*** Dataset content ***

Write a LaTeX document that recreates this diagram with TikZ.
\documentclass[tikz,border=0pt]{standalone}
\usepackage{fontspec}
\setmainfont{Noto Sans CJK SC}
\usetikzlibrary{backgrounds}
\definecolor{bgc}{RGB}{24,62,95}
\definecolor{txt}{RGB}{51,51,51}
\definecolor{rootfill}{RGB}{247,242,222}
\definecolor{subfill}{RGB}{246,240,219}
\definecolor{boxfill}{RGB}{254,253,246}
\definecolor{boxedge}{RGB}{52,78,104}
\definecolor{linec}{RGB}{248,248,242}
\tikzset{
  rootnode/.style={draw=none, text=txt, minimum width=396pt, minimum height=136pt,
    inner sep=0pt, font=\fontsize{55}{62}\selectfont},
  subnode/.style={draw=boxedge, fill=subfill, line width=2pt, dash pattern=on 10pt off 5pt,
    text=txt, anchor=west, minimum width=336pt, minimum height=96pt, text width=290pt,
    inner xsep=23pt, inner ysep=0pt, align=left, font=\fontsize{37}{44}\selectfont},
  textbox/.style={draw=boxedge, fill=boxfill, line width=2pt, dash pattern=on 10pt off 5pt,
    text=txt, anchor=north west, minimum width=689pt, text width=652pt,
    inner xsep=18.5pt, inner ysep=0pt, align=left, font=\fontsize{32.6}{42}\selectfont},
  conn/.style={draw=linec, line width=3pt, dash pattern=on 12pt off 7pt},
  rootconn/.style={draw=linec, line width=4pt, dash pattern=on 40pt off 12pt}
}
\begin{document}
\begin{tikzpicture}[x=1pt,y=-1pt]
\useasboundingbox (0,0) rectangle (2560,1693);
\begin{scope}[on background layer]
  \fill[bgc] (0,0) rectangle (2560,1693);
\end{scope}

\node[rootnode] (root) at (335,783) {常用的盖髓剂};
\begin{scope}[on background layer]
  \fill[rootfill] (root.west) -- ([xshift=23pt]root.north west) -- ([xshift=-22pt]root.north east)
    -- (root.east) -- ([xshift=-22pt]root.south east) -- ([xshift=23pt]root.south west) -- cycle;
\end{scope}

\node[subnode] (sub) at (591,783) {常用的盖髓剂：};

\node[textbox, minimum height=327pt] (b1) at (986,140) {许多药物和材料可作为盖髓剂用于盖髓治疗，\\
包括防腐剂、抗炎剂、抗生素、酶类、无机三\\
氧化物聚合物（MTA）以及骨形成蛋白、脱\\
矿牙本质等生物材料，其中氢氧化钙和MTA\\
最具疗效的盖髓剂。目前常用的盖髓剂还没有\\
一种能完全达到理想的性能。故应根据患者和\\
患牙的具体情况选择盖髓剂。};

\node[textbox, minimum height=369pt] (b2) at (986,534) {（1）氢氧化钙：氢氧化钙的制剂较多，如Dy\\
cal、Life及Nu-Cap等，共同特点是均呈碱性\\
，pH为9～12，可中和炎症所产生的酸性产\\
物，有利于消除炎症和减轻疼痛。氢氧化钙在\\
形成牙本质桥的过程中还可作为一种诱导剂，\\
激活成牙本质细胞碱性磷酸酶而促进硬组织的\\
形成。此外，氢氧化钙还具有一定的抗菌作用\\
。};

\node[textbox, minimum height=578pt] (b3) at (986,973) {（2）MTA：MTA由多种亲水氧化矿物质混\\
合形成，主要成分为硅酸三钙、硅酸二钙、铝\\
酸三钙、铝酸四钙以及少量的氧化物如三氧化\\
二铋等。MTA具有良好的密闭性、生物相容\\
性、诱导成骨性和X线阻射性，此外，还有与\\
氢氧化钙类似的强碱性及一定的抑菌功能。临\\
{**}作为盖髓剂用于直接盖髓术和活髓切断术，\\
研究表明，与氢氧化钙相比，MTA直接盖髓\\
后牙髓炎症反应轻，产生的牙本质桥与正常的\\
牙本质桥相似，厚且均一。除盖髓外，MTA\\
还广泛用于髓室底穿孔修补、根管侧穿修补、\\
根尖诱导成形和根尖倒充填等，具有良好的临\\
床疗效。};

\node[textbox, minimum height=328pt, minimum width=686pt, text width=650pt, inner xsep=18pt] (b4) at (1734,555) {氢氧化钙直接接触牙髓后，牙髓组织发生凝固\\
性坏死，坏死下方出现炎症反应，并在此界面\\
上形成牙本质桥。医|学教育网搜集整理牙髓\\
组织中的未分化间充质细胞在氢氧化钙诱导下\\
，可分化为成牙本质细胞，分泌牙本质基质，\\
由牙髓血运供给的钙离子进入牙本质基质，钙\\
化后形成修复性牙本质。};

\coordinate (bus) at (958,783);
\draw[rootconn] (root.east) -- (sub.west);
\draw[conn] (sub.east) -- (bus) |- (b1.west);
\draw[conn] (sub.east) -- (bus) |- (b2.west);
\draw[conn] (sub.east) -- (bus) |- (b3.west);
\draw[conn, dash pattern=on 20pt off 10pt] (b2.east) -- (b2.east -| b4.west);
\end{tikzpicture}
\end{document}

***

= Set exercise =
Show the data once more, exactly as it was written.

= Answer to this exercise =
Write a LaTeX document that recreates this diagram with TikZ.
\documentclass[tikz,border=0pt]{standalone}
\usepackage{fontspec}
\setmainfont{Noto Sans CJK SC}
\usetikzlibrary{backgrounds}
\definecolor{bgc}{RGB}{24,62,95}
\definecolor{txt}{RGB}{51,51,51}
\definecolor{rootfill}{RGB}{247,242,222}
\definecolor{subfill}{RGB}{246,240,219}
\definecolor{boxfill}{RGB}{254,253,246}
\definecolor{boxedge}{RGB}{52,78,104}
\definecolor{linec}{RGB}{248,248,242}
\tikzset{
  rootnode/.style={draw=none, text=txt, minimum width=396pt, minimum height=136pt,
    inner sep=0pt, font=\fontsize{55}{62}\selectfont},
  subnode/.style={draw=boxedge, fill=subfill, line width=2pt, dash pattern=on 10pt off 5pt,
    text=txt, anchor=west, minimum width=336pt, minimum height=96pt, text width=290pt,
    inner xsep=23pt, inner ysep=0pt, align=left, font=\fontsize{37}{44}\selectfont},
  textbox/.style={draw=boxedge, fill=boxfill, line width=2pt, dash pattern=on 10pt off 5pt,
    text=txt, anchor=north west, minimum width=689pt, text width=652pt,
    inner xsep=18.5pt, inner ysep=0pt, align=left, font=\fontsize{32.6}{42}\selectfont},
  conn/.style={draw=linec, line width=3pt, dash pattern=on 12pt off 7pt},
  rootconn/.style={draw=linec, line width=4pt, dash pattern=on 40pt off 12pt}
}
\begin{document}
\begin{tikzpicture}[x=1pt,y=-1pt]
\useasboundingbox (0,0) rectangle (2560,1693);
\begin{scope}[on background layer]
  \fill[bgc] (0,0) rectangle (2560,1693);
\end{scope}

\node[rootnode] (root) at (335,783) {常用的盖髓剂};
\begin{scope}[on background layer]
  \fill[rootfill] (root.west) -- ([xshift=23pt]root.north west) -- ([xshift=-22pt]root.north east)
    -- (root.east) -- ([xshift=-22pt]root.south east) -- ([xshift=23pt]root.south west) -- cycle;
\end{scope}

\node[subnode] (sub) at (591,783) {常用的盖髓剂：};

\node[textbox, minimum height=327pt] (b1) at (986,140) {许多药物和材料可作为盖髓剂用于盖髓治疗，\\
包括防腐剂、抗炎剂、抗生素、酶类、无机三\\
氧化物聚合物（MTA）以及骨形成蛋白、脱\\
矿牙本质等生物材料，其中氢氧化钙和MTA\\
最具疗效的盖髓剂。目前常用的盖髓剂还没有\\
一种能完全达到理想的性能。故应根据患者和\\
患牙的具体情况选择盖髓剂。};

\node[textbox, minimum height=369pt] (b2) at (986,534) {（1）氢氧化钙：氢氧化钙的制剂较多，如Dy\\
cal、Life及Nu-Cap等，共同特点是均呈碱性\\
，pH为9～12，可中和炎症所产生的酸性产\\
物，有利于消除炎症和减轻疼痛。氢氧化钙在\\
形成牙本质桥的过程中还可作为一种诱导剂，\\
激活成牙本质细胞碱性磷酸酶而促进硬组织的\\
形成。此外，氢氧化钙还具有一定的抗菌作用\\
。};

\node[textbox, minimum height=578pt] (b3) at (986,973) {（2）MTA：MTA由多种亲水氧化矿物质混\\
合形成，主要成分为硅酸三钙、硅酸二钙、铝\\
酸三钙、铝酸四钙以及少量的氧化物如三氧化\\
二铋等。MTA具有良好的密闭性、生物相容\\
性、诱导成骨性和X线阻射性，此外，还有与\\
氢氧化钙类似的强碱性及一定的抑菌功能。临\\
{**}作为盖髓剂用于直接盖髓术和活髓切断术，\\
研究表明，与氢氧化钙相比，MTA直接盖髓\\
后牙髓炎症反应轻，产生的牙本质桥与正常的\\
牙本质桥相似，厚且均一。除盖髓外，MTA\\
还广泛用于髓室底穿孔修补、根管侧穿修补、\\
根尖诱导成形和根尖倒充填等，具有良好的临\\
床疗效。};

\node[textbox, minimum height=328pt, minimum width=686pt, text width=650pt, inner xsep=18pt] (b4) at (1734,555) {氢氧化钙直接接触牙髓后，牙髓组织发生凝固\\
性坏死，坏死下方出现炎症反应，并在此界面\\
上形成牙本质桥。医|学教育网搜集整理牙髓\\
组织中的未分化间充质细胞在氢氧化钙诱导下\\
，可分化为成牙本质细胞，分泌牙本质基质，\\
由牙髓血运供给的钙离子进入牙本质基质，钙\\
化后形成修复性牙本质。};

\coordinate (bus) at (958,783);
\draw[rootconn] (root.east) -- (sub.west);
\draw[conn] (sub.east) -- (bus) |- (b1.west);
\draw[conn] (sub.east) -- (bus) |- (b2.west);
\draw[conn] (sub.east) -- (bus) |- (b3.west);
\draw[conn, dash pattern=on 20pt off 10pt] (b2.east) -- (b2.east -| b4.west);
\end{tikzpicture}
\end{document}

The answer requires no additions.